2. Part of our ongoing work toward developing a pedagogy for racial justice has involved compiling and reconstructing scenarios with colleagues across the United States. As we write in a separate project, we believe that scenarios like the ones shared here are valuable to document instances of oppression; to invite a range of reflection; and, perhaps most importantly, to develop intervention skills.
3. The we here signifies multiple positions, such as student, tutor, and director. Facilitators and participants both play important roles in helping each other conduct deep analysis; therefore, the way examples are discussed is as important as the examples themselves. Activities, protocols, and our own individual behavior can impact these conversations significantly, making a reflective and attentive pedagogy all the more important.
4. For a discussion of race and space, see especially work by George Lipsitz who shows how “the national spatial imaginary is racially marked, and segregation serves as crucible for creating the emphasis on exclusion” (10). Thanks to Moira Ozias for introducing us to this work. And see Kevin Fox Gotham’s book for a local discussion about race and urban development in Kansas City, Missouri.

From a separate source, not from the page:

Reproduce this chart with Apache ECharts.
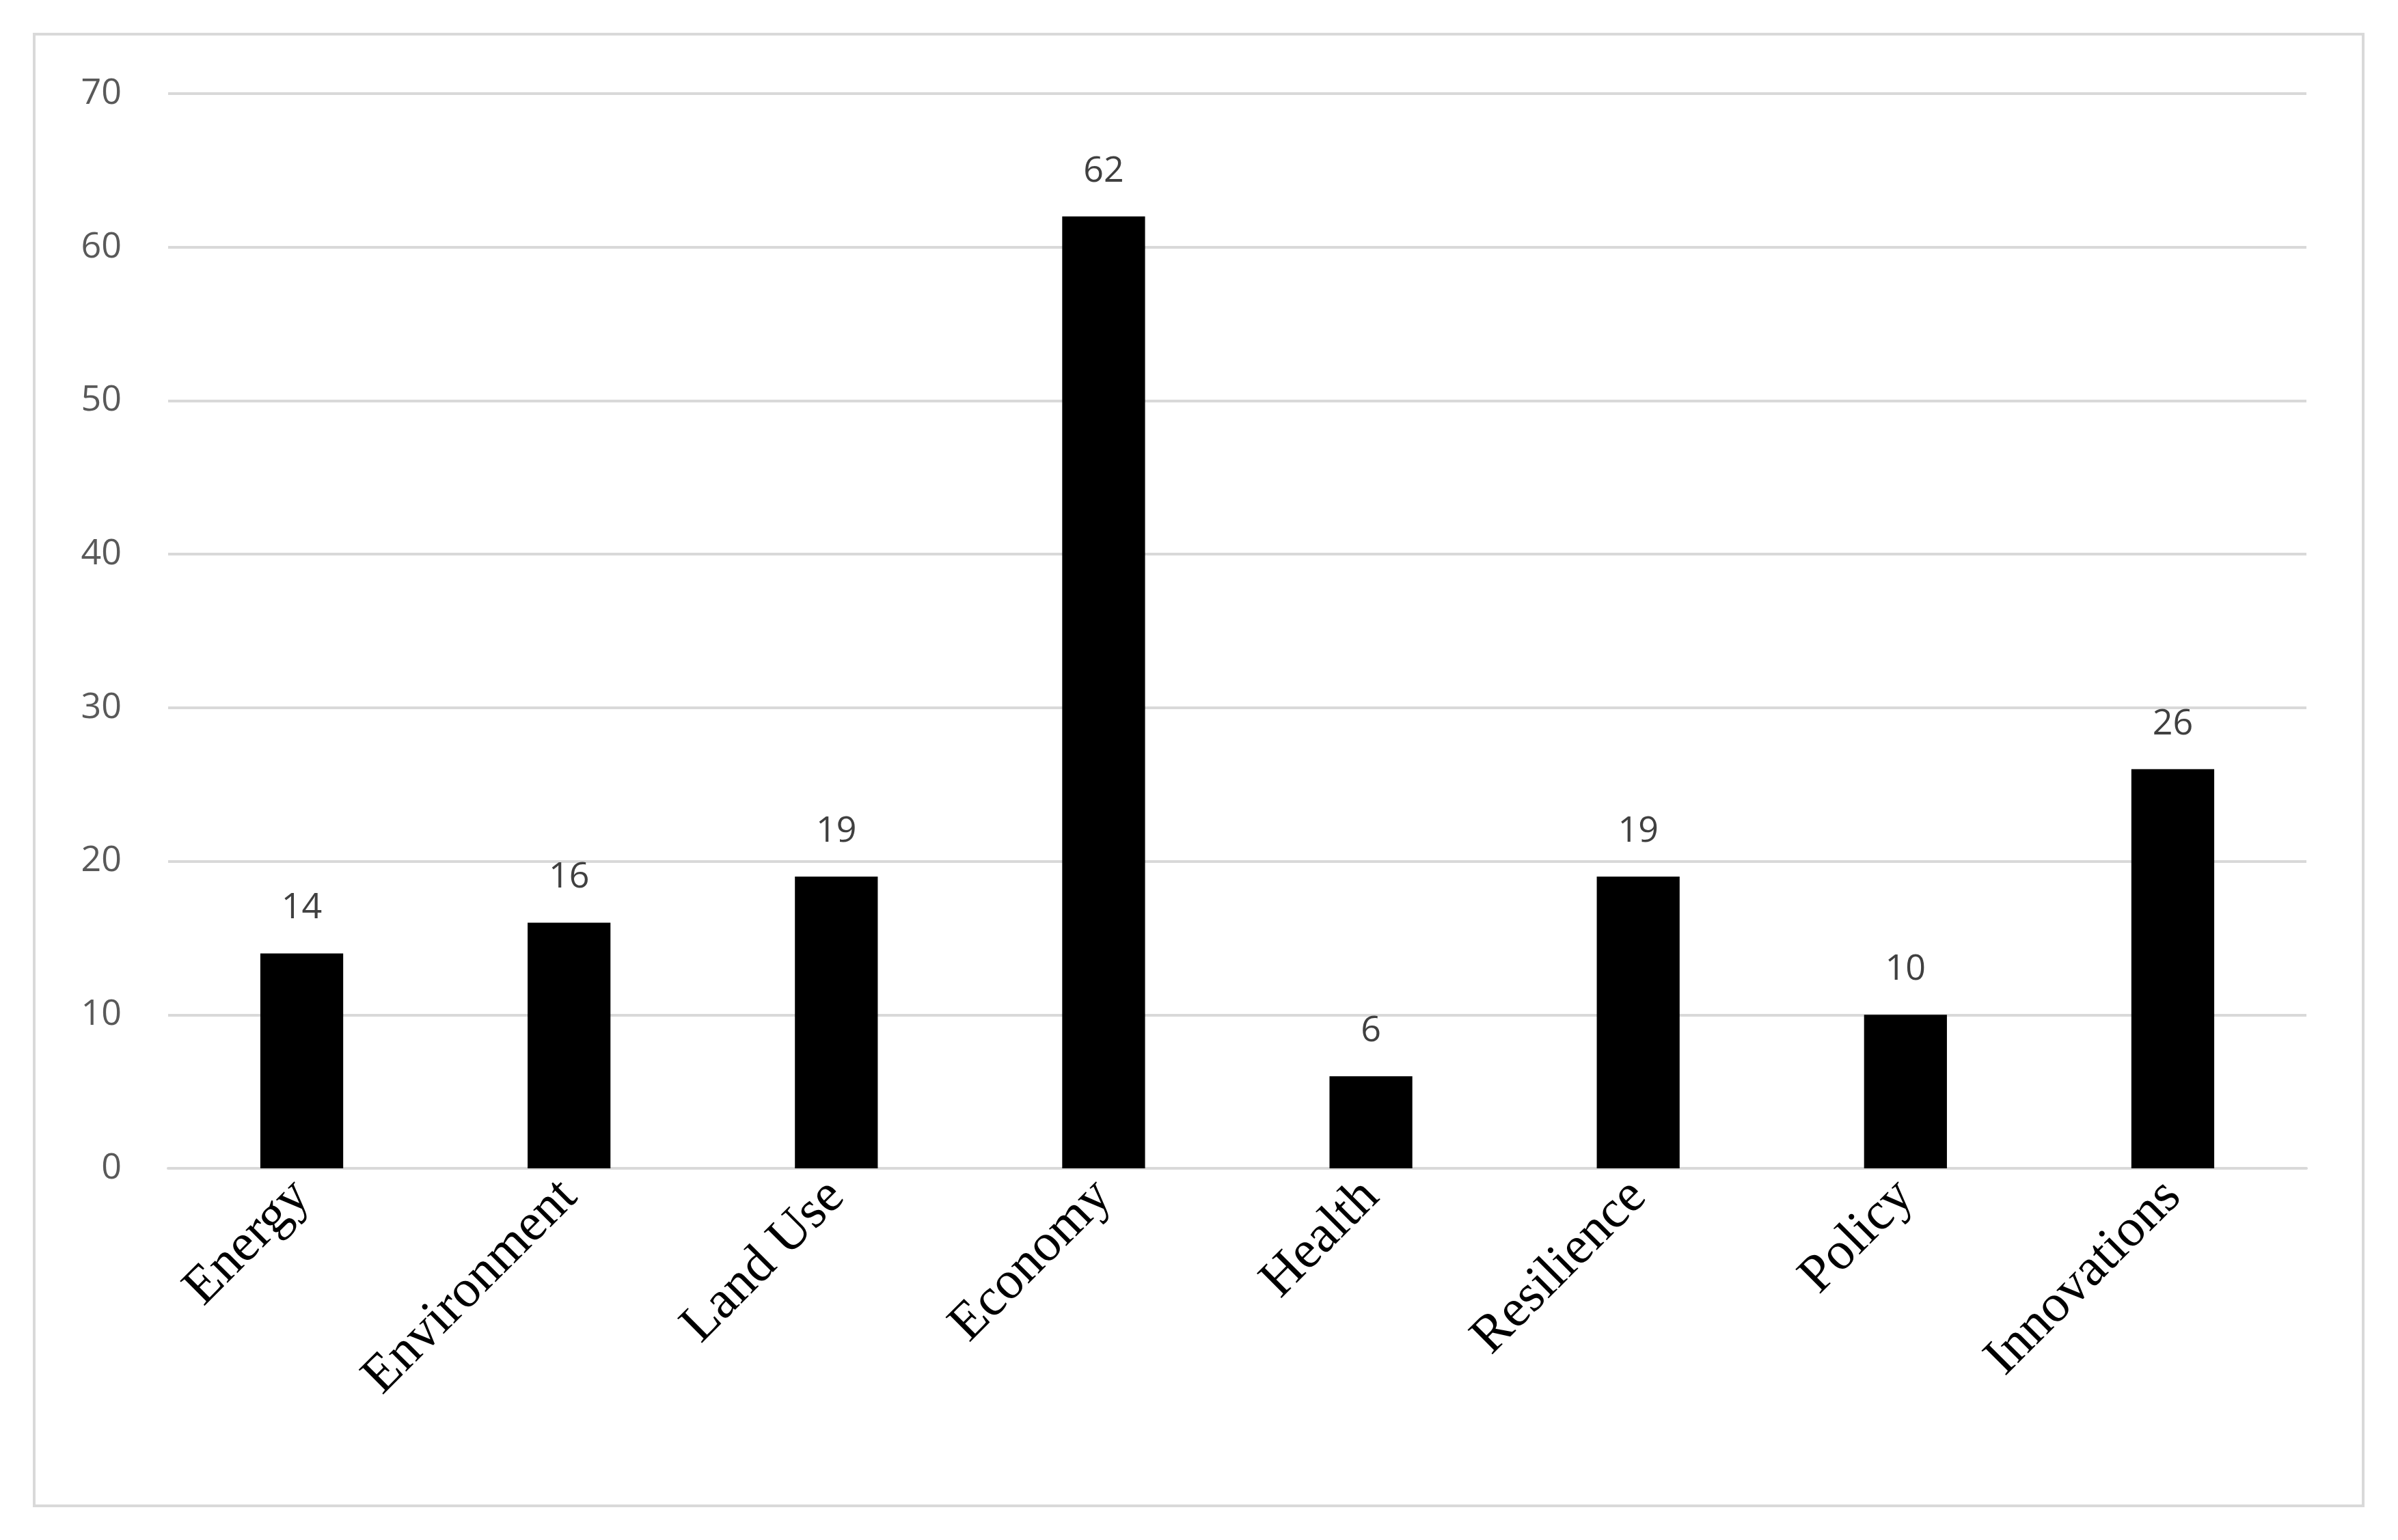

5. The Long Haul by Myles Horton and the Highlander Research and Education Center (formerly the Highlander Folk School) not only shows the expansive time component of anti-racism and social justice work, but also provides insight into holistic and collaborative ways of working and living. Also see Condon's I Hope to Join the Band, Denny's Facing the Center, and Geller et al.’s The Everyday Writing Center for representations of embodied and engaged pedagogy in action within tutoring sessions, professional development, and program development. In addition to Horton’s The Long Haul, these three recent texts demonstrate how anti-racism work stretches across long periods of time within multiple settings.